You only need do what’s listed in the owner’s manual. You’re going way beyond, doing things that are simply not needed.

Truthfully, have you been removing and cleaning the injectors and doing routine compression testing (and whatever else excessive youre doing) because you believe it necessary or just because you enjoy fiddling with the engine? If you;re doing it because you enjoy fiddling, perhaps married life will fill that void in your life that fiddling previously did. The problem may diaappear all by itself.


#15

It’s OK. Enjoy your hobby. Maybe your fiance’s car can be part of your hobby, too.


#16

I used to be overly obsessive with taking care of my cars till my wife and I got married and we had kids. Then all of a sudden my priorities changed. That was 26 years ago and I’m glad they did change.


#17

I can just add to the others. You are over doing it. Read the owner’s manual and it will give you a list of maintenance items and when they should be done. Doing less can risk damage to the car. Doing more is usually a waste of time and money. In some cases it can be detrimental to your car.

Someone is ripping you off with than injection cleaning and maybe more.


#18

I’m married to someone like your fiance . . . my wife actually believes that a vehicle is for transportation and that’s all. Imagine that. Advice? Do your best, fill it with gas whenever you get in it, drive it once a week or so to check it’s operation, check stuff as you can, like tire pressure and the like, and try to make sure it’s safe.
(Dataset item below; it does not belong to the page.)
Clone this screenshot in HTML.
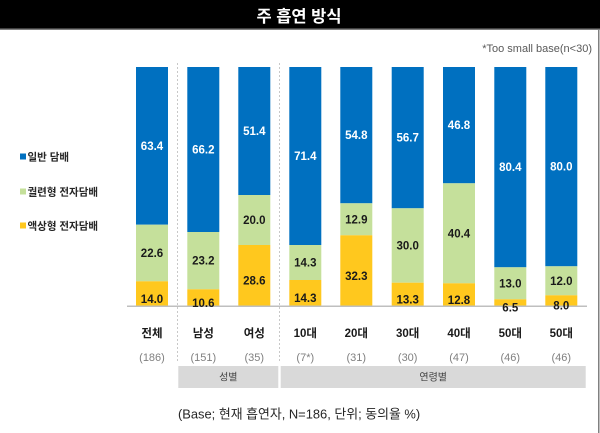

For Mother’s Day I bought her flowers, candy and perfume . . . and detailed her car. She was most impressed with the car of all the gifts. Within a week . . guess what? People are different, look around. Rocketman


#19

My thoughts? Are you sure? OK. Her car. Her folly. Her consequences.


#20

Others have handled the"excess" very well,what I would like to know is what your mechanic did to become “trusted”? We get a lot of posts from people who say they have a trusted mechanic but they are still writing to us. Do you run these questions by your mechanic?